Laboratory experiments announced Friday show that a plant toxin combined with a synthetic protein is able to attack and kill cells infected with the AIDS virus while leaving healthy cells untouched.

In a study published Friday in the journal Science, a group of researchers report that a manmade molecule called recombinant CD4 can be used to deliver a killer toxin to cells infected with AIDS in test-tube experiments.However, they cautioned that the new laboratory development - like other incremental advances in AIDS research - was far from being ready for clinical application and, at best, might offer a potential new treatment approach rather than a cure.

Dr. Jonathan W. Uhr, chairman of the department of microbiology at the University of Texas Southwestern Medical Center in Dallas, said the CD4 molecule naturally binds to a gycoprotein, called gp120, that forms on the surface of cells infected with human immunodeficiency virus, or HIV, which causes AIDS. CD4, he said, will not attach itself to cells not infected with HIV.

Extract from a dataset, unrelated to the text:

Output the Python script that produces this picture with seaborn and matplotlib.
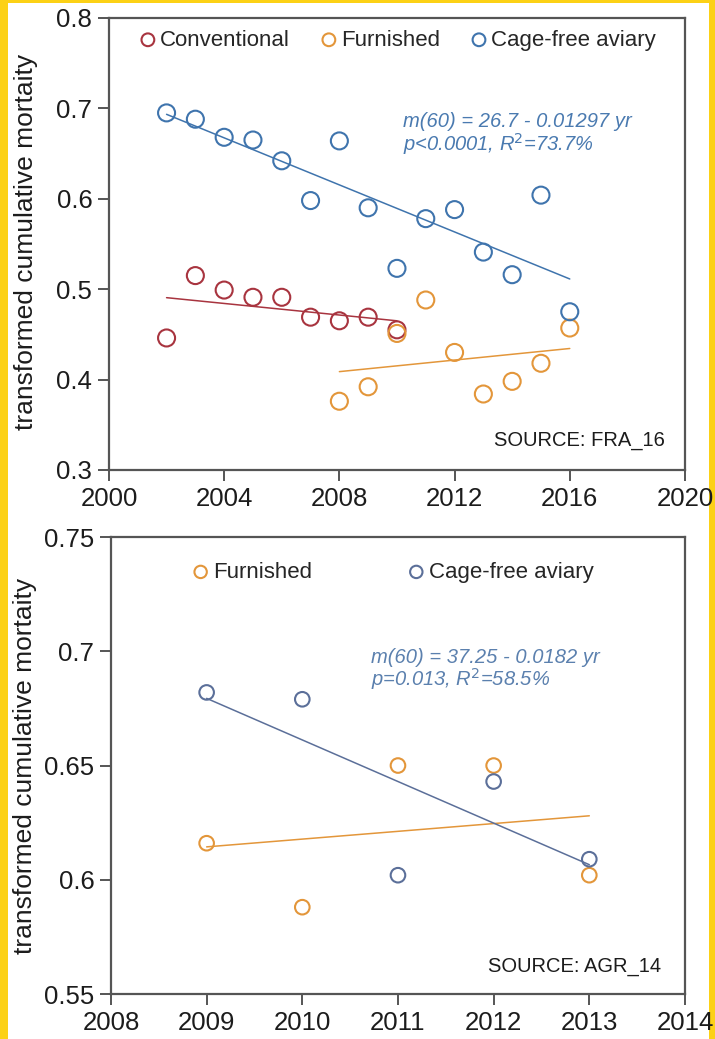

In the laboratory, Uhr said, his research group combined a synthetic CD4 molecule with a toxin called ricin that is extracted from plants.

When exposed in a test tube to HIV-infected cells, he said, the CD4-ricin combination binds to the cell surfaces and the ricin then kills the cell, thus eliminating a source of HIV virus.

"Early in the course of HIV infection, T-cells and macrophages (two types of immunity cells) are thought to be the major cellular reservoirs for the virus. Both of those bear the CD4 molecule that permits the virus to enter," said Uhr.

By combining a toxin with the CD4 molecule, the researchers are, in effect, creating a guided missile that attacks only those cells that are infected. Healthy cells are not touched by the toxin, said Uhr.

The scientist said toxic effects of the CD4-ricin combination will have to be studied in the laboratory before the technique could be used in clinical experiments. Ricin has been used in cancer drugs and has been found to be well tolerated by patients if managed carefully, he said.

Uhr said it will be at least a year before the drug could be tested on patients. And, though this technique shows promise, he said he is not suggesting that it would cure AIDS.